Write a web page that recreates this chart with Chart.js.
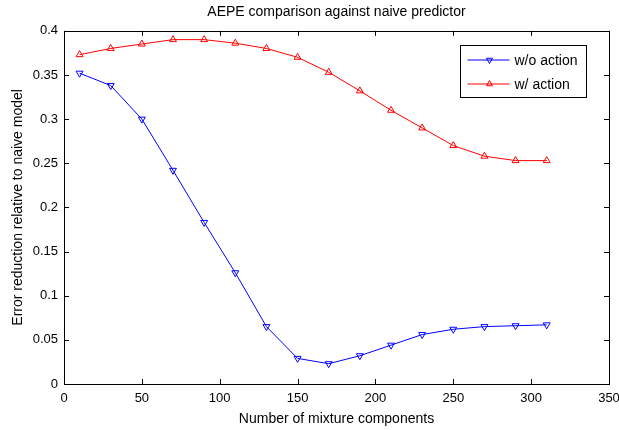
<!DOCTYPE html>
<html>
<head>
<meta charset="utf-8">
<script src="https://cdn.jsdelivr.net/npm/chart.js@4/dist/chart.umd.min.js"></script>
<style>
  html, body { margin: 0; padding: 0; background: #fff; }
  #wrap { width: 619px; height: 430px; }
</style>
</head>
<body>
<div id="wrap"><canvas id="plot" width="619" height="430"></canvas></div>
<script>
// number of mixture components
var components = [10, 30, 50, 70, 90, 110, 130, 150, 170, 190, 210, 230, 250, 270, 290, 310];
var withoutAction = [0.352, 0.338, 0.300, 0.242, 0.183, 0.126, 0.065, 0.029, 0.023, 0.032, 0.044, 0.056, 0.062, 0.065, 0.066, 0.067];
var withAction = [0.373, 0.380, 0.385, 0.390, 0.390, 0.386, 0.380, 0.370, 0.353, 0.332, 0.310, 0.290, 0.270, 0.258, 0.253, 0.253];
var seriesNames = ['w/o action', 'w/ action'];
var xTicks = [0, 50, 100, 150, 200, 250, 300, 350];
var yTicks = [0, 0.05, 0.1, 0.15, 0.2, 0.25, 0.3, 0.35, 0.4];

var fontFamily = '"Liberation Sans", Arial, sans-serif';

var toPoints = function(xs, ys) {
	var pts = [];
	for (var i = 0; i < xs.length; i++) {
		pts.push({ x: xs[i], y: ys[i] });
	}
	return pts;
};

// frame + inward ticks on all four sides, like matlab
var boxPlugin = {
	id: 'box',
	afterDraw: function(chart) {
		var ctx = chart.ctx;
		var a = chart.chartArea;
		var xs = chart.scales.x, ys = chart.scales.y;
		ctx.save();
		ctx.strokeStyle = '#000';
		ctx.lineWidth = 1;
		ctx.beginPath();
		xTicks.forEach(function(v) {
			var p = Math.round(xs.getPixelForValue(v)) + 0.5;
			ctx.moveTo(p, a.bottom); ctx.lineTo(p, a.bottom - 5);
			ctx.moveTo(p, a.top); ctx.lineTo(p, a.top + 5);
		});
		yTicks.forEach(function(v) {
			var p = Math.round(ys.getPixelForValue(v)) + 0.5;
			ctx.moveTo(a.left, p); ctx.lineTo(a.left + 5, p);
			ctx.moveTo(a.right, p); ctx.lineTo(a.right - 5, p);
		});
		ctx.stroke();
		ctx.strokeRect(Math.round(a.left) + 0.5, Math.round(a.top) + 0.5,
			Math.round(a.right - a.left), Math.round(a.bottom - a.top));

		// legend box
		var lx = 460.5, ly = 45.5, lw = 126, lh = 52;
		ctx.fillStyle = '#fff';
		ctx.fillRect(lx, ly, lw, lh);
		ctx.strokeRect(lx, ly, lw, lh);
		var ds = chart.data.datasets;
		ctx.font = '14px ' + fontFamily;
		ctx.textBaseline = 'middle';
		for (var i = 0; i < ds.length; i++) {
			var yy = ly + 14.5 + i * 24;
			ctx.strokeStyle = ds[i].borderColor;
			ctx.beginPath();
			ctx.moveTo(lx + 7, yy); ctx.lineTo(lx + 49, yy);
			ctx.stroke();
			ctx.fillStyle = 'rgba(0,0,0,0)';
			Chart.helpers.drawPoint(ctx, {
				pointStyle: 'triangle', radius: 3.5, rotation: ds[i].pointRotation, borderWidth: 1
			}, lx + 29, yy);
			ctx.fillStyle = '#000';
			ctx.textAlign = 'left';
			ctx.fillText(ds[i].label, lx + 54, yy + 1);
		}
		ctx.restore();
	}
};

var config = {
	type: 'line',
	data: {
		datasets: [
			{
				label: seriesNames[0],
				data: toPoints(components, withoutAction),
				borderColor: '#0000ff',
				borderWidth: 1,
				pointStyle: 'triangle',
				pointRotation: 180,
				pointRadius: 4,
				pointBorderColor: '#0000ff',
				pointBackgroundColor: 'rgba(0,0,0,0)',
				pointBorderWidth: 1,
				tension: 0
			},
			{
				label: seriesNames[1],
				data: toPoints(components, withAction),
				borderColor: '#ff0000',
				borderWidth: 1,
				pointStyle: 'triangle',
				pointRotation: 0,
				pointRadius: 4,
				pointBorderColor: '#ff0000',
				pointBackgroundColor: 'rgba(0,0,0,0)',
				pointBorderWidth: 1,
				tension: 0
			}
		]
	},
	options: {
		responsive: false,
		animation: false,
		layout: { padding: { top: 0, right: 0, left: 0, bottom: 0 } },
		plugins: {
			legend: { display: false },
			tooltip: { enabled: false },
			title: {
				display: true,
				fullSize: false,
				text: 'AEPE comparison against naive predictor',
				color: '#000',
				font: { family: fontFamily, size: 14, weight: 'normal' },
				padding: { top: 4, bottom: 10 }
			}
		},
		scales: {
			x: {
				type: 'linear',
				min: 0,
				max: 350,
				afterBuildTicks: function(scale) {
					scale.ticks = xTicks.map(function(v) { return { value: v }; });
				},
				afterFit: function(scale) {
					scale.height = 46;
					scale.paddingLeft = 0;
					scale.paddingRight = 10;
				},
				grid: { display: false, drawTicks: false },
				border: { display: false },
				ticks: { color: '#000', padding: 7, maxRotation: 0, font: { family: fontFamily, size: 13 } },
				title: {
					display: true,
					text: 'Number of mixture components',
					color: '#000',
					font: { family: fontFamily, size: 14 },
					padding: { top: 2, bottom: 2 }
				}
			},
			y: {
				type: 'linear',
				min: 0,
				max: 0.4,
				afterBuildTicks: function(scale) {
					scale.ticks = yTicks.map(function(v) { return { value: v }; });
				},
				afterFit: function(scale) { scale.width = 64; },
				grid: { display: false, drawTicks: false },
				border: { display: false },
				ticks: {
					color: '#000',
					padding: 6,
					font: { family: fontFamily, size: 13 },
					callback: function(v) { return String(Math.round(v * 100) / 100); }
				},
				title: {
					display: true,
					text: 'Error reduction relative to naive model',
					color: '#000',
					font: { family: fontFamily, size: 14 },
					padding: { top: 10, bottom: 2 }
				}
			}
		}
	},
	plugins: [boxPlugin]
};

var ctx = document.getElementById('plot').getContext('2d');
window.myLine = new Chart(ctx, config);
</script>
</body>
</html>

**The request:**
Transcribe the whole listing exactly. Pictures stay out of your copy.

**The output:**
Write a web page that recreates this chart with Chart.js.
<!DOCTYPE html>
<html>
<head>
<meta charset="utf-8">
<script src="https://cdn.jsdelivr.net/npm/chart.js@4/dist/chart.umd.min.js"></script>
<style>
  html, body { margin: 0; padding: 0; background: #fff; }
  #wrap { width: 619px; height: 430px; }
</style>
</head>
<body>
<div id="wrap"><canvas id="plot" width="619" height="430"></canvas></div>
<script>
// number of mixture components
var components = [10, 30, 50, 70, 90, 110, 130, 150, 170, 190, 210, 230, 250, 270, 290, 310];
var withoutAction = [0.352, 0.338, 0.300, 0.242, 0.183, 0.126, 0.065, 0.029, 0.023, 0.032, 0.044, 0.056, 0.062, 0.065, 0.066, 0.067];
var withAction = [0.373, 0.380, 0.385, 0.390, 0.390, 0.386, 0.380, 0.370, 0.353, 0.332, 0.310, 0.290, 0.270, 0.258, 0.253, 0.253];
var seriesNames = ['w/o action', 'w/ action'];
var xTicks = [0, 50, 100, 150, 200, 250, 300, 350];
var yTicks = [0, 0.05, 0.1, 0.15, 0.2, 0.25, 0.3, 0.35, 0.4];

var fontFamily = '"Liberation Sans", Arial, sans-serif';

var toPoints = function(xs, ys) {
	var pts = [];
	for (var i = 0; i < xs.length; i++) {
		pts.push({ x: xs[i], y: ys[i] });
	}
	return pts;
};

// frame + inward ticks on all four sides, like matlab
var boxPlugin = {
	id: 'box',
	afterDraw: function(chart) {
		var ctx = chart.ctx;
		var a = chart.chartArea;
		var xs = chart.scales.x, ys = chart.scales.y;
		ctx.save();
		ctx.strokeStyle = '#000';
		ctx.lineWidth = 1;
		ctx.beginPath();
		xTicks.forEach(function(v) {
			var p = Math.round(xs.getPixelForValue(v)) + 0.5;
			ctx.moveTo(p, a.bottom); ctx.lineTo(p, a.bottom - 5);
			ctx.moveTo(p, a.top); ctx.lineTo(p, a.top + 5);
		});
		yTicks.forEach(function(v) {
			var p = Math.round(ys.getPixelForValue(v)) + 0.5;
			ctx.moveTo(a.left, p); ctx.lineTo(a.left + 5, p);
			ctx.moveTo(a.right, p); ctx.lineTo(a.right - 5, p);
		});
		ctx.stroke();
		ctx.strokeRect(Math.round(a.left) + 0.5, Math.round(a.top) + 0.5,
			Math.round(a.right - a.left), Math.round(a.bottom - a.top));

		// legend box
		var lx = 460.5, ly = 45.5, lw = 126, lh = 52;
		ctx.fillStyle = '#fff';
		ctx.fillRect(lx, ly, lw, lh);
		ctx.strokeRect(lx, ly, lw, lh);
		var ds = chart.data.datasets;
		ctx.font = '14px ' + fontFamily;
		ctx.textBaseline = 'middle';
		for (var i = 0; i < ds.length; i++) {
			var yy = ly + 14.5 + i * 24;
			ctx.strokeStyle = ds[i].borderColor;
			ctx.beginPath();
			ctx.moveTo(lx + 7, yy); ctx.lineTo(lx + 49, yy);
			ctx.stroke();
			ctx.fillStyle = 'rgba(0,0,0,0)';
			Chart.helpers.drawPoint(ctx, {
				pointStyle: 'triangle', radius: 3.5, rotation: ds[i].pointRotation, borderWidth: 1
			}, lx + 29, yy);
			ctx.fillStyle = '#000';
			ctx.textAlign = 'left';
			ctx.fillText(ds[i].label, lx + 54, yy + 1);
		}
		ctx.restore();
	}
};

var config = {
	type: 'line',
	data: {
		datasets: [
			{
				label: seriesNames[0],
				data: toPoints(components, withoutAction),
				borderColor: '#0000ff',
				borderWidth: 1,
				pointStyle: 'triangle',
				pointRotation: 180,
				pointRadius: 4,
				pointBorderColor: '#0000ff',
				pointBackgroundColor: 'rgba(0,0,0,0)',
				pointBorderWidth: 1,
				tension: 0
			},
			{
				label: seriesNames[1],
				data: toPoints(components, withAction),
				borderColor: '#ff0000',
				borderWidth: 1,
				pointStyle: 'triangle',
				pointRotation: 0,
				pointRadius: 4,
				pointBorderColor: '#ff0000',
				pointBackgroundColor: 'rgba(0,0,0,0)',
				pointBorderWidth: 1,
				tension: 0
			}
		]
	},
	options: {
		responsive: false,
		animation: false,
		layout: { padding: { top: 0, right: 0, left: 0, bottom: 0 } },
		plugins: {
			legend: { display: false },
			tooltip: { enabled: false },
			title: {
				display: true,
				fullSize: false,
				text: 'AEPE comparison against naive predictor',
				color: '#000',
				font: { family: fontFamily, size: 14, weight: 'normal' },
				padding: { top: 4, bottom: 10 }
			}
		},
		scales: {
			x: {
				type: 'linear',
				min: 0,
				max: 350,
				afterBuildTicks: function(scale) {
					scale.ticks = xTicks.map(function(v) { return { value: v }; });
				},
				afterFit: function(scale) {
					scale.height = 46;
					scale.paddingLeft = 0;
					scale.paddingRight = 10;
				},
				grid: { display: false, drawTicks: false },
				border: { display: false },
				ticks: { color: '#000', padding: 7, maxRotation: 0, font: { family: fontFamily, size: 13 } },
				title: {
					display: true,
					text: 'Number of mixture components',
					color: '#000',
					font: { family: fontFamily, size: 14 },
					padding: { top: 2, bottom: 2 }
				}
			},
			y: {
				type: 'linear',
				min: 0,
				max: 0.4,
				afterBuildTicks: function(scale) {
					scale.ticks = yTicks.map(function(v) { return { value: v }; });
				},
				afterFit: function(scale) { scale.width = 64; },
				grid: { display: false, drawTicks: false },
				border: { display: false },
				ticks: {
					color: '#000',
					padding: 6,
					font: { family: fontFamily, size: 13 },
					callback: function(v) { return String(Math.round(v * 100) / 100); }
				},
				title: {
					display: true,
					text: 'Error reduction relative to naive model',
					color: '#000',
					font: { family: fontFamily, size: 14 },
					padding: { top: 10, bottom: 2 }
				}
			}
		}
	},
	plugins: [boxPlugin]
};

var ctx = document.getElementById('plot').getContext('2d');
window.myLine = new Chart(ctx, config);
</script>
</body>
</html>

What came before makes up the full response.